# Information given start

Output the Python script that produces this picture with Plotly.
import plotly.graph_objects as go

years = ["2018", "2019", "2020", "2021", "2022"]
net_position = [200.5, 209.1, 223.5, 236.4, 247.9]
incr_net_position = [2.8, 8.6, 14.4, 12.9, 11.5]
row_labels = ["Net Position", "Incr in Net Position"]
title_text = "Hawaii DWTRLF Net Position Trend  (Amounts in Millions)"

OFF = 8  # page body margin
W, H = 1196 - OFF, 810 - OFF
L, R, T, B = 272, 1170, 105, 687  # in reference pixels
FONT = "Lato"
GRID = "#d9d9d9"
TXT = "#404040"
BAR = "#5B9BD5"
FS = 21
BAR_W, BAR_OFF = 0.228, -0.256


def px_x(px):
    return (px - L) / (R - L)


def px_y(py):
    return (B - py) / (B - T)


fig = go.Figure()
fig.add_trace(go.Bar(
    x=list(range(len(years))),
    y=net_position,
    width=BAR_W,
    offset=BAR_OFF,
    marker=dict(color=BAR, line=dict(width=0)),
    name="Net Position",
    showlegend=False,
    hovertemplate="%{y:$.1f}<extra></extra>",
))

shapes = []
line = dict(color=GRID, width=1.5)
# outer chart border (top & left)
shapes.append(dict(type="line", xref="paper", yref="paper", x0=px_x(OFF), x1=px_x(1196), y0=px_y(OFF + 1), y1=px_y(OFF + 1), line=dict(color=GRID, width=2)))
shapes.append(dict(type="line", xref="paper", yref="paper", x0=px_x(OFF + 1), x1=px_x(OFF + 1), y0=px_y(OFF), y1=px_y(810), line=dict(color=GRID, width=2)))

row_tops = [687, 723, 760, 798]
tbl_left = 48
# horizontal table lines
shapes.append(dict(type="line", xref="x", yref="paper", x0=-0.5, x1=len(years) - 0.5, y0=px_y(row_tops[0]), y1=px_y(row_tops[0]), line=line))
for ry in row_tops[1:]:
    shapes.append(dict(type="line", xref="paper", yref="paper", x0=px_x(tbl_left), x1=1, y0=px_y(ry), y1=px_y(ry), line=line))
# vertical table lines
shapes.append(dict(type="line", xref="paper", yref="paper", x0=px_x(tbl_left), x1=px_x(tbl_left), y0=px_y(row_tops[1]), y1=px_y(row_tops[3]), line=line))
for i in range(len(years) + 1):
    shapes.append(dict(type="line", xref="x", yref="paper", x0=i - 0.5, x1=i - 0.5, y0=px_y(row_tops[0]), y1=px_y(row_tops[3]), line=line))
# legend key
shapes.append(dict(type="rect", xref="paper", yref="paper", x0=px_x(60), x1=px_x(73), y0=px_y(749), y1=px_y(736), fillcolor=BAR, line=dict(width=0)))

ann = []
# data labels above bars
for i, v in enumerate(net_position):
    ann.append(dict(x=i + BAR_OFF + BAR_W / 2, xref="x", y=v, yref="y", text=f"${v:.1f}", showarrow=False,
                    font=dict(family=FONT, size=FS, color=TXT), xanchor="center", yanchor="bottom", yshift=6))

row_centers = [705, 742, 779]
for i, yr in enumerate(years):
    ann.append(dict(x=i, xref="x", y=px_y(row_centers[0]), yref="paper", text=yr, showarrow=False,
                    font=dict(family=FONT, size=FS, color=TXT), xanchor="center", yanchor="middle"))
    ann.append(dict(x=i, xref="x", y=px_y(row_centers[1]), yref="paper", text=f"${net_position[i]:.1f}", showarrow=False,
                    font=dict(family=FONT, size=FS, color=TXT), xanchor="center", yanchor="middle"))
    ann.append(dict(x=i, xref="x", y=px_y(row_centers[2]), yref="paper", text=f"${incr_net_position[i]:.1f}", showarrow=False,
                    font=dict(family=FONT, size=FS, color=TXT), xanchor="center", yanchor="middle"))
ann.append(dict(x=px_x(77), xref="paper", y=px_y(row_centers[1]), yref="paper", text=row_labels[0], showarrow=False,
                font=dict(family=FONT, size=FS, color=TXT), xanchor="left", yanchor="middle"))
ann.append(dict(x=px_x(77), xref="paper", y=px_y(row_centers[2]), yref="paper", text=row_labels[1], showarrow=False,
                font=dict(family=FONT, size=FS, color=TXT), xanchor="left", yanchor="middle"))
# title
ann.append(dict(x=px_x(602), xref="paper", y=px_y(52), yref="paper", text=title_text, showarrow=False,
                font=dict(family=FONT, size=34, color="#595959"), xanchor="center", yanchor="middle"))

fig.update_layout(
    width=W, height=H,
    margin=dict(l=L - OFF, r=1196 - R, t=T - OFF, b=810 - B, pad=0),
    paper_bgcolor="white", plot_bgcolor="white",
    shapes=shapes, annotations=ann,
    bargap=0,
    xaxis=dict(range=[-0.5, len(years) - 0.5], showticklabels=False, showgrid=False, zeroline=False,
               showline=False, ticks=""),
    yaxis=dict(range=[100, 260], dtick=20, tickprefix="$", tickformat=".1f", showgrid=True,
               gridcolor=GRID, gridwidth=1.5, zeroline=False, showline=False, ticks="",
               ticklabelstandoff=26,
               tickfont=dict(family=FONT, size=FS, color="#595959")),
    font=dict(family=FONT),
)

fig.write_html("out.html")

# Information given end
# Information given start

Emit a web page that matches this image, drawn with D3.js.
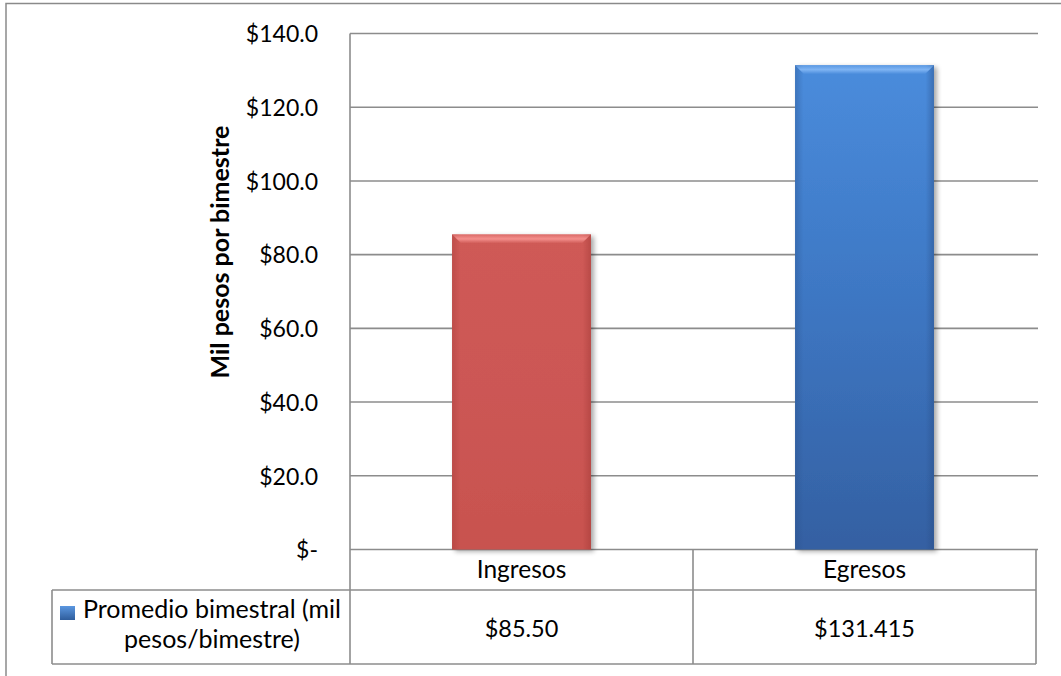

# Information given end

■ **Exercise brief**: Nothing outside the span should appear: copy exactly from the line with "Output the Python" through the line with "y1=px_y(810), line=dict(color=GRID, width=2)))".

■ **Response**:
Output the Python script that produces this picture with Plotly.
import plotly.graph_objects as go

years = ["2018", "2019", "2020", "2021", "2022"]
net_position = [200.5, 209.1, 223.5, 236.4, 247.9]
incr_net_position = [2.8, 8.6, 14.4, 12.9, 11.5]
row_labels = ["Net Position", "Incr in Net Position"]
title_text = "Hawaii DWTRLF Net Position Trend  (Amounts in Millions)"

OFF = 8  # page body margin
W, H = 1196 - OFF, 810 - OFF
L, R, T, B = 272, 1170, 105, 687  # in reference pixels
FONT = "Lato"
GRID = "#d9d9d9"
TXT = "#404040"
BAR = "#5B9BD5"
FS = 21
BAR_W, BAR_OFF = 0.228, -0.256


def px_x(px):
    return (px - L) / (R - L)


def px_y(py):
    return (B - py) / (B - T)


fig = go.Figure()
fig.add_trace(go.Bar(
    x=list(range(len(years))),
    y=net_position,
    width=BAR_W,
    offset=BAR_OFF,
    marker=dict(color=BAR, line=dict(width=0)),
    name="Net Position",
    showlegend=False,
    hovertemplate="%{y:$.1f}<extra></extra>",
))

shapes = []
line = dict(color=GRID, width=1.5)
# outer chart border (top & left)
shapes.append(dict(type="line", xref="paper", yref="paper", x0=px_x(OFF), x1=px_x(1196), y0=px_y(OFF + 1), y1=px_y(OFF + 1), line=dict(color=GRID, width=2)))
shapes.append(dict(type="line", xref="paper", yref="paper", x0=px_x(OFF + 1), x1=px_x(OFF + 1), y0=px_y(OFF), y1=px_y(810), line=dict(color=GRID, width=2)))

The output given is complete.